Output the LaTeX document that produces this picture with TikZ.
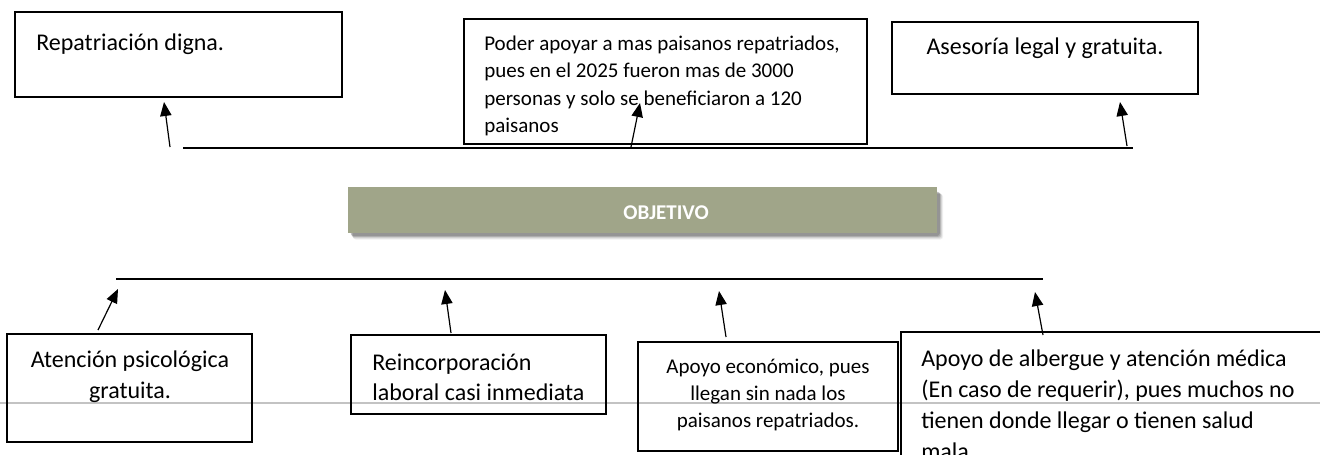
\documentclass[tikz,border=0pt]{standalone}
\usepackage{fontspec}
\setmainfont{Carlito}
\usetikzlibrary{arrows.meta,fit}
\definecolor{objfill}{RGB}{160,165,137}
\definecolor{pageline}{RGB}{195,195,195}
\tikzset{
  box/.style={draw=black, line width=1.4pt, inner sep=0pt, rectangle},
  txt/.style={inner sep=0pt, font=\fontsize{18pt}{22pt}\selectfont},
  smalltxt/.style={inner sep=0pt, font=\fontsize{15.75pt}{19pt}\selectfont},
  hline/.style={line width=1.1pt},
  arr/.style={line width=0.9pt, -{Triangle[length=10.5pt,width=8.5pt]}},
}
\begin{document}
\begin{tikzpicture}[x=0.75pt,y=-0.75pt]
\useasboundingbox (0,0) rectangle (1320,454);
\fill[white] (0,0) rectangle (1320,454);
\clip (0,0) rectangle (1320,454);

% faint page line
\draw[pageline, line width=1.1pt] (0,403) -- (1320,403);

% top boxes
\node[box, fit={(15,12) (342,97)}] (A) {};
\node[txt, anchor=base west] (a1) at (36,50) {Repatriación digna.};

\node[box, fit={(464,19) (867,144)}] (B) {};
\begin{scope}
\clip (464,19) rectangle (867,144);
\node[smalltxt, anchor=base west] (b1) at (484,50) {Poder apoyar a mas paisanos repatriados,};
\node[smalltxt, anchor=base west] (b2) at (484,77.5) {pues en el 2025 fueron mas de 3000};
\node[smalltxt, anchor=base west] (b3) at (484,105) {personas y solo se beneficiaron a 120};
\node[smalltxt, anchor=base west] (b4) at (484,132.5) {paisanos};
\end{scope}

\node[box, fit={(892,22) (1198,94)}] (C) {};
\node[txt, anchor=base] (c1) at (1045,54) {Asesoría legal y gratuita.};

% top line and arrows
\coordinate (tl1) at (183,148);
\coordinate (tl2) at (1133,148);
\draw[hline] (tl1) -- (tl2);
\coordinate (t1a) at (170,147); \coordinate (t1b) at (164,102);
\coordinate (t2a) at (631,147); \coordinate (t2b) at (640,103);
\coordinate (t3a) at (1127,146); \coordinate (t3b) at (1120,102);
\draw[arr] (t1a) -- (t1b);
\draw[arr] (t2a) -- (t2b);
\draw[arr] (t3a) -- (t3b);

% objective box with soft shadow
\foreach \i/\o in {5/0.06,4/0.08,3/0.10,2/0.12,1/0.14}{
  \fill[black, opacity=\o, rounded corners=2pt] (348+2+\i*0.6,187+4+\i*0.6) rectangle (937+2+\i*0.8,233+2+\i*0.9);
}
\node[fill=objfill, inner sep=0pt, fit={(348,187) (937,233)}] (OBJ) {};
\node[inner sep=0pt, anchor=base, text=white, font=\fontsize{15.75pt}{19pt}\selectfont\bfseries] (objt) at (666,219) {OBJETIVO};

% bottom line and arrows
\coordinate (bl1) at (116,279);
\coordinate (bl2) at (1043,279);
\draw[hline] (bl1) -- (bl2);
\coordinate (u1a) at (98,330); \coordinate (u1b) at (118,289);
\coordinate (u2a) at (451,333); \coordinate (u2b) at (445,290);
\coordinate (u3a) at (726,337); \coordinate (u3b) at (719,291);
\coordinate (u4a) at (1043,335); \coordinate (u4b) at (1035,292);
\draw[arr] (u1a) -- (u1b);
\draw[arr] (u2a) -- (u2b);
\draw[arr] (u3a) -- (u3b);
\draw[arr] (u4a) -- (u4b);

% bottom boxes
\node[box, fit={(7,334) (252,442)}] (D) {};
\node[txt, anchor=base] (d1) at (130,367) {Atención psicológica};
\node[txt, anchor=base] (d2) at (130,398) {gratuita.};

\node[box, fit={(351,335) (606,414)}] (E) {};
\node[txt, anchor=base west] (e1) at (372,370) {Reincorporación};
\node[txt, anchor=base west] (e2) at (372,400) {laboral casi inmediata};

\node[box, fit={(638,342) (898,451)}] (F) {};
\node[smalltxt, anchor=base] (f1) at (768,373) {Apoyo económico, pues};
\node[smalltxt, anchor=base] (f2) at (768,400) {llegan sin nada los};
\node[smalltxt, anchor=base] (f3) at (768,427) {paisanos repatriados.};

\node[box, fit={(901,332) (1345,490)}] (G) {};
\node[txt, anchor=base west] (g1) at (921,366) {Apoyo de albergue y atención médica};
\node[txt, anchor=base west] (g2) at (921,397) {(En caso de requerir), pues muchos no};
\node[txt, anchor=base west] (g3) at (921,428) {tienen donde llegar o tienen salud};
\node[txt, anchor=base west] (g4) at (921,459) {mala};
\end{tikzpicture}
\end{document}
^^^^^^^^^^^^^^^^
=== Written exercise ===
Repeat, word for word and with no pictures, only the lines running from the beginning of the data to the line that contains "(0,403) -- (1320,403);".

=== Response ===
Output the LaTeX document that produces this picture with TikZ.
\documentclass[tikz,border=0pt]{standalone}
\usepackage{fontspec}
\setmainfont{Carlito}
\usetikzlibrary{arrows.meta,fit}
\definecolor{objfill}{RGB}{160,165,137}
\definecolor{pageline}{RGB}{195,195,195}
\tikzset{
  box/.style={draw=black, line width=1.4pt, inner sep=0pt, rectangle},
  txt/.style={inner sep=0pt, font=\fontsize{18pt}{22pt}\selectfont},
  smalltxt/.style={inner sep=0pt, font=\fontsize{15.75pt}{19pt}\selectfont},
  hline/.style={line width=1.1pt},
  arr/.style={line width=0.9pt, -{Triangle[length=10.5pt,width=8.5pt]}},
}
\begin{document}
\begin{tikzpicture}[x=0.75pt,y=-0.75pt]
\useasboundingbox (0,0) rectangle (1320,454);
\fill[white] (0,0) rectangle (1320,454);
\clip (0,0) rectangle (1320,454);

% faint page line
\draw[pageline, line width=1.1pt] (0,403) -- (1320,403);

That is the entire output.